In April this year it was revealed that Amazon was also selling books that promote anorexia. The offending titles were removed, but there remains a whole “breatharian” genre – potentially dangerous – that the retailer seems happy to continue to flog (I easily found a book on the site written by a woman who claims not to have eaten in five years). “There needs to be some accountability,” said a dietician. Amazon said: “As a bookseller we provide our customers with access to a variety of viewpoints, including books that some customers may find objectionable.”

This is the way of watchdog programmes: cautious accusation followed by mealy-mouthed denial. But Amazon’s unprecedented market dominance means that we are probably legally unequipped to deal with its misdeeds. What else can you say about a company that complies fully with UK tax law and still only pays 2% direct tax on revenues of £11bn?
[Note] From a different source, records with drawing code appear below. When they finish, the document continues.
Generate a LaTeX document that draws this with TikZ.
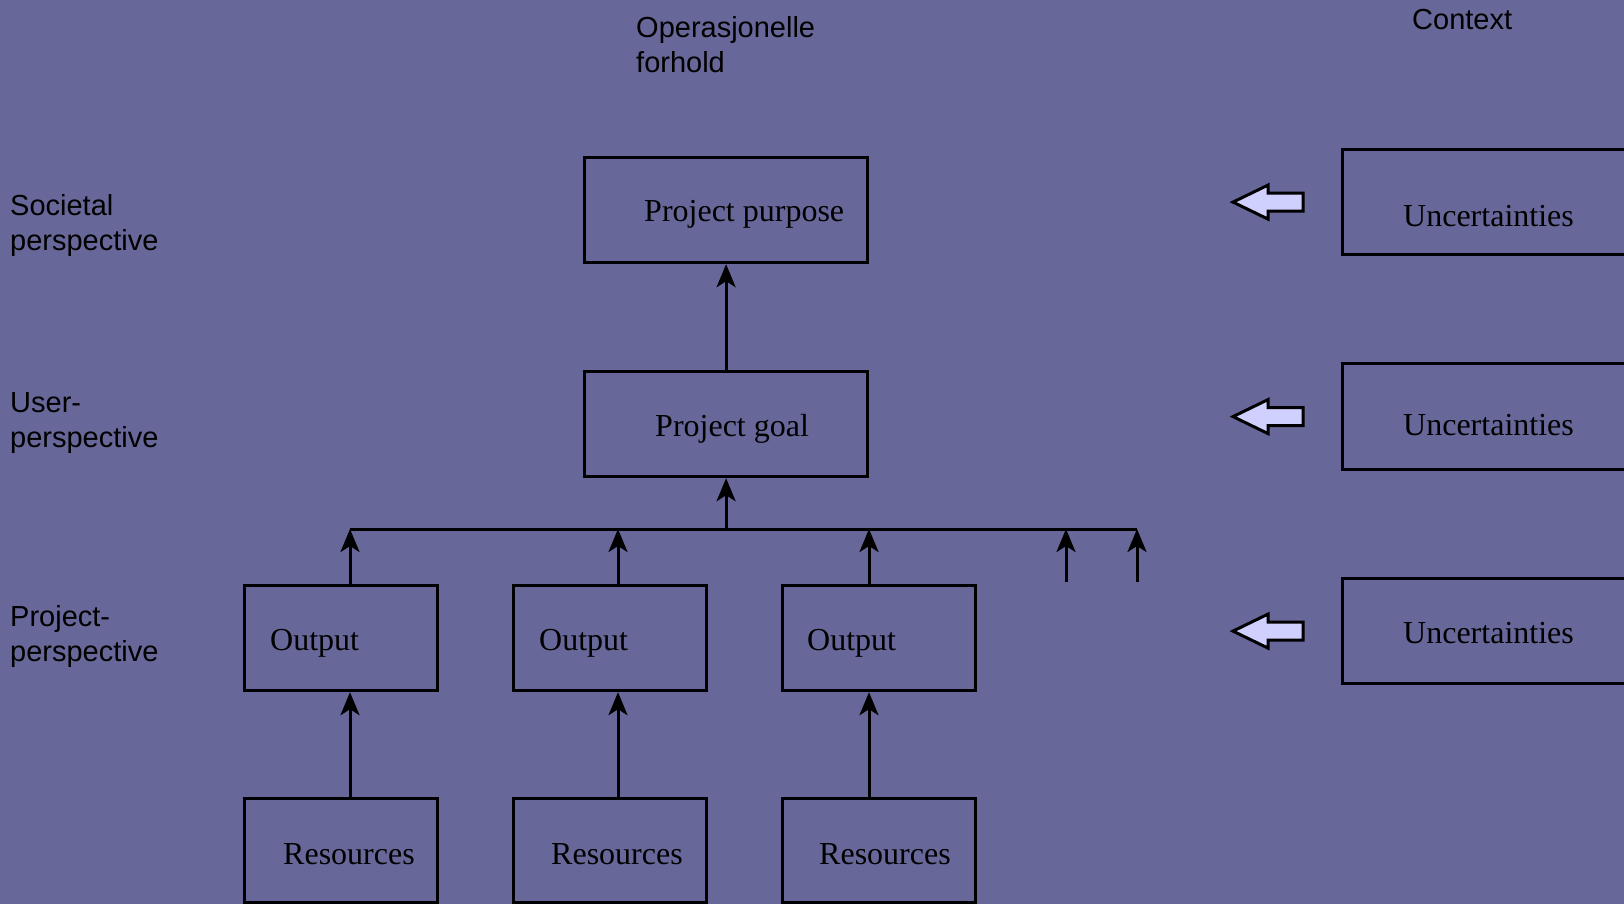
\documentclass[tikz,border=0pt]{standalone}
\usepackage{fontspec}
\setmainfont{Liberation Serif}
\newfontfamily\lsans{Liberation Sans}
\usetikzlibrary{arrows.meta,calc}
\definecolor{bgblue}{RGB}{103,103,153}
\definecolor{hollowfill}{RGB}{208,208,255}
\begin{document}
\begin{tikzpicture}[x=1pt,y=-1pt,
  box/.style={draw=black,line width=3.2pt,inner sep=0pt,anchor=north west},
  serif/.style={font=\fontsize{32}{36}\selectfont,anchor=base west,inner sep=0pt},
  lab/.style={font=\lsans\fontsize{29}{35}\selectfont,anchor=base west,inner sep=0pt,align=left},
  conn/.style={line width=3pt,-{Stealth[length=23pt,width=19pt,inset=6pt]}},
  busline/.style={line width=3pt},
  hollow/.style={line width=3pt,fill=hollowfill,line join=miter},
]
\fill[bgblue] (0,0) rectangle (1624,904);
\useasboundingbox (0,0) rectangle (1624,904);

% labels (base = baseline of the last line)
\node[lab] (ctx) at (1412,30) {Context};
\node[lab] (oper) at (636,73) {Operasjonelle\\forhold};
\node[lab] (soc) at (10,250) {Societal\\perspective};
\node[lab] (usr) at (10,447) {User-\\perspective};
\node[lab] (prj) at (10,661) {Project-\\perspective};

% boxes
\node[box,minimum width=283pt,minimum height=105pt] (purpose) at (583,156) {};
\node[box,minimum width=283pt,minimum height=105pt] (goal) at (583,370) {};
\node[serif] (purposet) at (644,222) {Project purpose};
\node[serif] (goalt) at (655,436) {Project goal};

\node[box,minimum width=193pt,minimum height=105pt] (out1) at (243,584) {};
\node[box,minimum width=193pt,minimum height=105pt] (out2) at (512,584) {};
\node[box,minimum width=193pt,minimum height=105pt] (out3) at (781,584) {};
\node[serif] (out1t) at (270,650) {Output};
\node[serif] (out2t) at (539,650) {Output};
\node[serif] (out3t) at (807,650) {Output};

\node[box,minimum width=193pt,minimum height=104pt] (res1) at (243,797) {};
\node[box,minimum width=193pt,minimum height=104pt] (res2) at (512,797) {};
\node[box,minimum width=193pt,minimum height=104pt] (res3) at (781,797) {};
\node[serif] (res1t) at (283,864) {Resources};
\node[serif] (res2t) at (551,864) {Resources};
\node[serif] (res3t) at (819,864) {Resources};

\node[box,minimum width=300pt,minimum height=105pt] (unc1) at (1341,148) {};
\node[box,minimum width=300pt,minimum height=106pt] (unc2) at (1341,362) {};
\node[box,minimum width=300pt,minimum height=105pt] (unc3) at (1341,577) {};
\node[serif] (unc1t) at (1403,226) {Uncertainties};
\node[serif] (unc2t) at (1403,435) {Uncertainties};
\node[serif] (unc3t) at (1403,643) {Uncertainties};

% bus
\coordinate (busL) at (350,529);
\coordinate (busR) at (1137,529);
\coordinate (bus1) at (350,529);
\coordinate (bus2) at (618,529);
\coordinate (bus3) at (869,529);
\coordinate (free1) at (1066,582);
\coordinate (free2) at (1137,582);

\draw[conn] (goal.north) -- (purpose.south);
\draw[busline] (busL) -- (busR);
\draw[conn] (goal.south |- busL) -- (goal.south);
\draw[conn] (bus1 |- out1.north) -- (bus1);
\draw[conn] (bus2 |- out2.north) -- (bus2);
\draw[conn] (bus3 |- out3.north) -- (bus3);
\draw[conn] (free1) -- (free1 |- busL);
\draw[conn] (free2) -- (free2 |- busR);

\draw[conn] (bus1 |- res1.north) -- (bus1 |- out1.south);
\draw[conn] (bus2 |- res2.north) -- (bus2 |- out2.south);
\draw[conn] (bus3 |- res3.north) -- (bus3 |- out3.south);

% hollow arrows
\foreach \u in {unc1,unc2,unc3}{
  \draw[hollow] ($(\u.west)+(-38,-9)$) -- ++(-35,0) -- ++(0,-8)
    -- ($(\u.west)+(-108,0)$) -- ($(\u.west)+(-73,17)$) -- ++(0,-8)
    -- ($(\u.west)+(-38,9)$) -- cycle;
}
\end{tikzpicture}
\end{document}
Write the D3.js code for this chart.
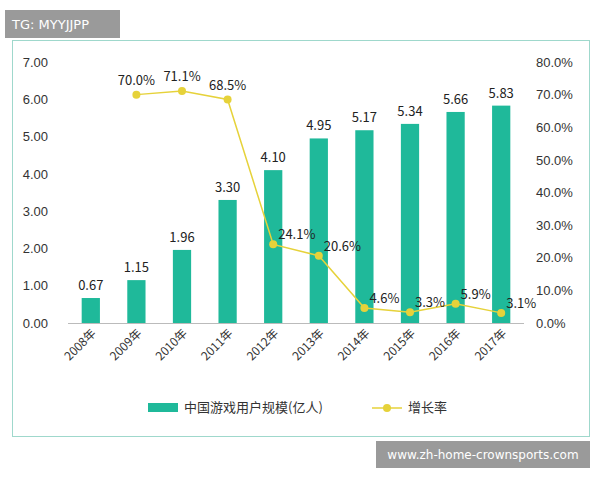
<!DOCTYPE html>
<html><head><meta charset="utf-8">
<script src="https://cdn.jsdelivr.net/npm/d3@7"></script>
<style>body{margin:0;background:#fff;font-family:"Noto Sans CJK SC","DejaVu Sans",sans-serif}</style>
</head><body><div id="chart"></div>
<script>
const years = ["2008年","2009年","2010年","2011年","2012年","2013年","2014年","2015年","2016年","2017年"];
const users = [0.67,1.15,1.96,3.30,4.10,4.95,5.17,5.34,5.66,5.83];
const growth = [null,70.0,71.1,68.5,24.1,20.6,4.6,3.3,5.9,3.1];
const leftTicks = [0,1,2,3,4,5,6,7];
const rightTicks = [0,10,20,30,40,50,60,70,80];

const svg = d3.select("#chart").append("svg").attr("width",600).attr("height",480);
const green = "#1fb99a", yellow = "#e6d23a";

// outer frame
svg.append("rect").attr("x",12.5).attr("y",40.5).attr("width",577).attr("height",396)
  .attr("fill","none").attr("stroke","#9fd8cc");

const x = d3.scaleBand().domain(years).range([68,524]).paddingInner(0.6).paddingOuter(0.3);
const y = d3.scaleLinear().domain([0,7]).range([323,62]);
const y2 = d3.scaleLinear().domain([0,80]).range([323,62]);

svg.append("g").attr("transform","translate(60,0)")
  .call(d3.axisLeft(y).tickValues(leftTicks).tickFormat(d3.format(".2f")).tickSize(0))
  .call(g=>g.select(".domain").remove())
  .selectAll("text").attr("font-size",13).attr("fill","#333").attr("x",-12);
svg.append("g").attr("transform","translate(526,0)")
  .call(d3.axisRight(y2).tickValues(rightTicks).tickFormat(d=>d.toFixed(1)+"%").tickSize(0))
  .call(g=>g.select(".domain").remove())
  .selectAll("text").attr("font-size",13).attr("fill","#333").attr("x",10);

svg.append("line").attr("x1",68).attr("x2",524).attr("y1",323.5).attr("y2",323.5).attr("stroke","#bbb");

svg.selectAll(".bar").data(users).enter().append("rect")
  .attr("x",(d,i)=>x(years[i])).attr("width",x.bandwidth())
  .attr("y",d=>y(d)).attr("height",d=>y(0)-y(d)).attr("fill",green);
svg.selectAll(".bl").data(users).enter().append("text")
  .attr("x",(d,i)=>x(years[i])+x.bandwidth()/2).attr("y",d=>y(d)-8)
  .attr("text-anchor","middle").attr("font-size",13).attr("fill","#222").text(d=>d.toFixed(2));

svg.append("g").selectAll("text").data(years).enter().append("text")
  .attr("transform",d=>`translate(${x(d)+x.bandwidth()/2+6},${334}) rotate(-45)`)
  .attr("text-anchor","end").attr("font-size",12).attr("fill","#333").text(d=>d);

const pts = growth.map((g,i)=>({g,i})).filter(d=>d.g!==null);
const cx = d=>x(years[d.i])+x.bandwidth()/2;
svg.append("path").datum(pts).attr("fill","none").attr("stroke",yellow).attr("stroke-width",1.5)
  .attr("d",d3.line().x(cx).y(d=>y2(d.g)));
svg.selectAll(".pt").data(pts).enter().append("circle")
  .attr("cx",cx).attr("cy",d=>y2(d.g)).attr("r",4).attr("fill",yellow);
svg.selectAll(".pl").data(pts).enter().append("text")
  .attr("x",d=>cx(d)+(d.i>=4?5:0)).attr("y",d=>y2(d.g)-(d.i>=4?5:10))
  .attr("text-anchor",d=>d.i>=4?"start":"middle").attr("font-size",13).attr("fill","#222")
  .text(d=>d.g.toFixed(1)+"%");

// legend
const lg = svg.append("g");
lg.append("rect").attr("x",148).attr("y",403).attr("width",30).attr("height",9).attr("fill",green);
lg.append("text").attr("x",184).attr("y",412).attr("font-size",13).attr("fill","#333").text("中国游戏用户规模(亿人)");
lg.append("line").attr("x1",372).attr("x2",402).attr("y1",408).attr("y2",408).attr("stroke",yellow).attr("stroke-width",1.5);
lg.append("circle").attr("cx",387).attr("cy",408).attr("r",4).attr("fill",yellow);
lg.append("text").attr("x",408).attr("y",412).attr("font-size",13).attr("fill","#333").text("增长率");

// watermarks
svg.append("rect").attr("x",5).attr("y",10).attr("width",115).attr("height",28).attr("fill","#9a9a9a");
svg.append("text").attr("x",12).attr("y",29).attr("font-size",13).attr("fill","#fff").attr("font-family","DejaVu Sans").text("TG: MYYJJPP");
svg.append("rect").attr("x",376).attr("y",441).attr("width",214).attr("height",27).attr("fill","#9a9a9a");
svg.append("text").attr("x",483).attr("y",459).attr("text-anchor","middle").attr("font-size",12).attr("fill","#fff").attr("font-family","DejaVu Sans").text("www.zh-home-crownsports.com");
</script></body></html>
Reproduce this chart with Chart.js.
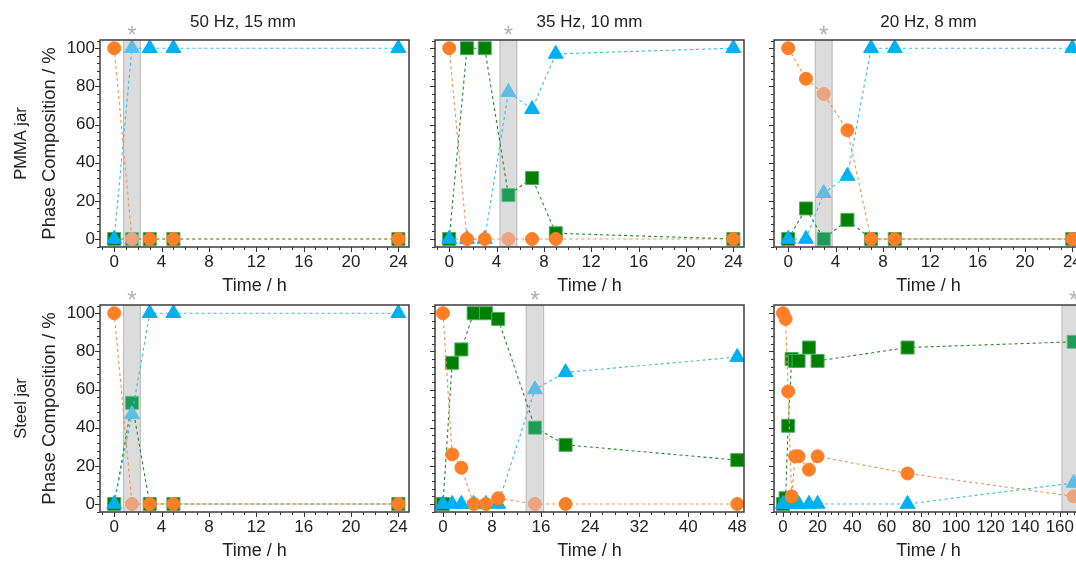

The creepiest stuff about Amazon’s reach is also, unfortunately, the hardest to understand. As well as being a retailer, it is the third largest advertising company in the world, behind Google and Facebook, and your data is one of its top products.

I tend to think that if you have an Alexa in your house, you don’t care enough about privacy to deserve any, but Amazon does not just collect data from you through your purchases or browsing habits. “Amazon places tracking software called cookies across a range of sites to learn more about us,” said Morgan. I am capable of being alarmed by that without quite knowing what it means, but third-party trackers can and do know when you visit a website about mental health. “You do not expect Amazon marketing services to know that you’re depressed,” said Frederike Kaltheuner of Privacy International. “It’s just not acceptable.”

Amazon is not the only online retailer to do this, but the alarming thing is that it is well on its way to being the only online retailer, and more. It already owns companies such as Whole Foods. It also provides web hosting services to the government. And it is always going to have the cheapest socks.

This investigation could not exactly illuminate all the dark corners – devoting 30 minutes to the subject of Amazon is like writing a four-page pamphlet called Climate Crisis, but it was, nevertheless, deeply worrying, and a little wearying. Perhaps what was missing was a little of our own stupid complicity. We let all this happen, because we wanted those damn socks. And when did we want them? Tomorrow!